FAMILY & LIFESTYLE

Harper's Bazaar Indonesia Rayakan 25 Tahun Dian Sastrowardoyo Berkarya



Tanggal 30 Maret diperingati sebagai Hari Film Nasional. Peringatan ini merupakan penghargaan terhadap kontribusi film dalam membangun identitas dan kesadaran nasional, merayakan kekayaan warisan film Tanah Air, serta mendukung perkembangan industri film sebagai identitas budaya bangsa.

Perayaan ini tidak hanya menghargai prestasi industri film Tanah Air, tapi juga mempromosikan keberagaman budaya dan cerita-cerita yang memperkaya warisan seni visual Indonesia. Melalui Hari Film Nasional, masyarakat diingatkan akan kekuatan film sebagai alat untuk menginspirasi, mengedukasi, serta menyatukan berbagai lapisan masyarakat dalam cinta mereka terhadap film Indonesia.
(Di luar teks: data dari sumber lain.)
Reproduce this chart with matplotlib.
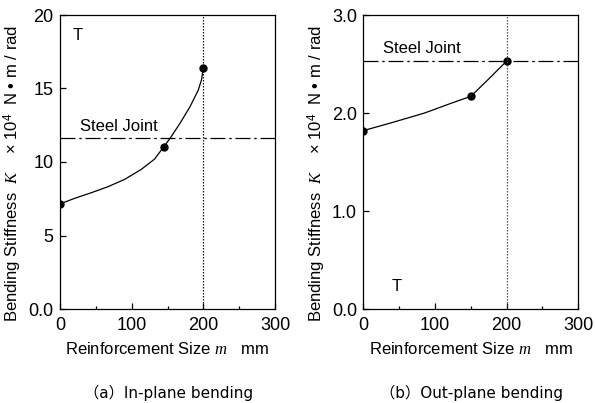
import matplotlib
matplotlib.use("Agg")
import matplotlib.pyplot as plt

plt.rcParams['font.family'] = ['Liberation Sans', 'Noto Sans CJK JP', 'DejaVu Sans']
plt.rcParams['mathtext.fontset'] = 'custom'
plt.rcParams['mathtext.it'] = 'Liberation Serif:italic'
plt.rcParams['mathtext.rm'] = 'Liberation Sans'

# ---- data ----
# (a) In-plane bending
a_pts_x = [0, 145, 200]
a_pts_y = [7.15, 11.05, 16.4]
a_curve_x = [0, 20.5, 43.7, 67, 90.3, 113.5, 132, 145, 153.5, 167.4, 181.4, 193, 197.5, 200]
a_curve_y = [7.15, 7.53, 7.91, 8.32, 8.82, 9.5, 10.2, 11.05, 11.6, 12.63, 13.76, 14.9, 15.6, 16.4]
a_steel = 11.6
a_yticks = [0, 5, 10, 15, 20]
a_yticklabels = ['0.0', '5', '10', '15', '20']

# (b) Out-plane bending
b_pts_x = [0, 150, 200]
b_pts_y = [1.82, 2.17, 2.53]
b_curve_x = [0, 39, 85.6, 122.8, 150, 174, 200]
b_curve_y = [1.82, 1.90, 2.00, 2.10, 2.17, 2.34, 2.53]
b_steel = 2.53
b_yticks = [0, 1, 2, 3]
b_yticklabels = ['0.0', '1.0', '2.0', '3.0']

xticks = [0, 100, 200, 300]
xminor = [50, 150, 250]
limit_x = 200

xlabel = "Reinforcement Size $m$   mm"
ylabel = "Bending Stiffness  $K$    × 10$^{4}$  N • m / rad"

fig = plt.figure(figsize=(5.95, 4.03), dpi=100)
W, H = 595, 403

def make_ax(left_px, ylim, yticks, yticklabels, cx, cy, px, py, steel,
            t_pos, sj_pos, caption, cap_x, vcolor):
    ax = fig.add_axes([left_px / W, (H - 309) / H, 215 / W, 294 / H])
    ax.plot(cx, cy, color='black', lw=0.9)
    ax.plot(px, py, 'o', color='black', ms=5)
    ax.axhline(steel, color='black', lw=0.9, dashes=(12, 3, 2, 3))
    ax.axvline(limit_x, color=vcolor, lw=0.9, ls=(0, (1.1, 1.3)))
    ax.set_xlim(0, 300)
    ax.set_ylim(*ylim)
    ax.set_xticks(xticks)
    ax.set_xticks(xminor, minor=True)
    ax.set_yticks(yticks)
    ax.set_yticklabels(yticklabels)
    ax.tick_params(which='both', direction='in', labelsize=13)
    ax.tick_params(which='major', length=4, width=0.9)
    ax.tick_params(which='minor', length=2.5, width=0.9)
    ax.tick_params(axis='x', pad=6)
    ax.tick_params(axis='y', pad=4.5)
    for s in ax.spines.values():
        s.set_linewidth(0.9)
    ax.set_xlabel(xlabel, fontsize=12, labelpad=5)
    ax.set_ylabel(ylabel, fontsize=12)
    ax.yaxis.set_label_coords(-0.166, 0.4626)
    ax.text(t_pos[0], t_pos[1], 'T', fontsize=12, ha='center', va='center')
    ax.text(sj_pos[0], sj_pos[1], 'Steel Joint', fontsize=12, ha='left', va='center')
    fig.text(cap_x / W, 1 - 393 / H, caption, fontsize=11, ha='center', va='center',
             family=['DejaVu Sans', 'Noto Sans CJK JP'])
    return ax

make_ax(60, (0, 20), a_yticks, a_yticklabels, a_curve_x, a_curve_y, a_pts_x, a_pts_y,
        a_steel, (24, 18.6), (28, 12.4), "（a）In-plane bending", 169, 'black')
make_ax(363.3, (0, 3), b_yticks, b_yticklabels, b_curve_x, b_curve_y, b_pts_x, b_pts_y,
        b_steel, (46, 0.23), (28, 2.66), "（b）Out-plane bending", 471, '#444444')

fig.savefig("out.png", dpi=100)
Dalam rangka menyambut Hari Film Nasional, Harper’s Bazaar Indonesia mendedikasikan konten utamanya bagi industri sinema Indonesia. Kali ini Harper’s Bazaar Indonesia memberi tribute kepada sosok yang sudah 25 tahun berkarya di dunia film, Dian Sastrowardoyo. Berbagai angle cerita dan sisi-sisi menarik tentang Dian tersaji spesial di majalah edisi Maret ini.

“Rasanya pantas Bazaar merayakan pencapaian Dian, bukan saja karena prestasinya di industri perfilman Indonesia, tetapi juga karena dedikasi, visi, dan sepak terjangnya yang tak pernah habis sampai saat ini,” papar Ria Lirungan, Editor in Chief Harper’s Bazaar Indonesia.

Tak hanya menghadirkan edisi khusus, Harper’s Bazaar Indonesia juga mengadakan acara inspirasional yang dihadiri ratusan tamu dari berbagai kalangan, termasuk sineas-sineas yang memiliki arti penting bagi Dian Sastrowardoyo, pada 22 Maret 2024 lalu. Berlokasi di La Moda, Plaza Indonesia, acara ini diisi dengan buka puasa yang hangat dan sharing moment bersama Dian Sastrowardoyo.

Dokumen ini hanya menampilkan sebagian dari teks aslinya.